The setting is a metropolitan area which, mysteriously, seems almost deserted. The story opens with Nejiko, an 18-year-old girl with an arty haircut, a low neckline, a short skirt and a dislike for underwear. Actress Keiko Sakurai had only two credits in her career (both Nagisa Oshima films), and presumably won this role based on breast size rather than thespian skills. She's a bit of a liability. Her grating character ("a woman with a loose screw") recently broke up with her boyfriend and is feeling the void. She wants sex. From anyone.
She soon meets Otoko (Kei Sato), a quietly intense youth with an odd fixation on caveman-like representations of the human form. A variation on making angels in the snow? Keiko wants his body, but he wants to be rid of it. Permanently. Hence the film's title.

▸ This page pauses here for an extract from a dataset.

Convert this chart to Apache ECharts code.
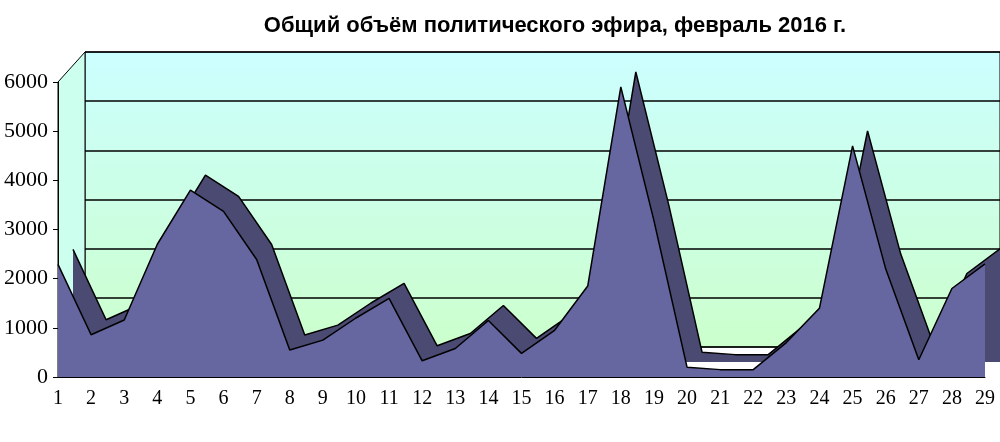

The two witness some revolutionaries digging up a box of weapons and are taken prisoner. They find themselves in a secluded barracks with 10 or so men of varying age and histories. The most important of them are a naive student who's overeager to prove himself, an ex-Marine with real killing experience, a man with a portable TV set and an older, philosophical type.
Much of the film occurs within a few rooms of this compound. Nejiko, the lone woman, is consumed with two vaginal needs: finding someone to have sex with her and urinating. In almost Bunuel-like fashion, her willing partners are repeatedly interrupted before intercourse can begin. Meanwhile, plenty of grim debate passes between the men about who has the fortitude to kill. Otoko repeats his wish to die. And the television introduces a crucial issue: news of a nearby sniper -- a white American -- who has shot multiple people. The renegades return, and announce that the captives will be given weapons to join the struggle. A newscaster says the scene outside is like "a Japanese Dallas," referencing John Kennedy's assassination.
Violence breaks out within the barracks gang. Some of them track down the sniper, but the result is unexpected. Oshima films do tend to end in surreal, allegorical ways.
"Double Suicide" is not as structurally daring as some other Oshima works of the period, and the barracks scenes are almost play-like at times. But this more polished style may be a relief to those who found radical films such as "Diary of a Shinjuku Thief" and "Three Resurrected Drunkards" too tiring.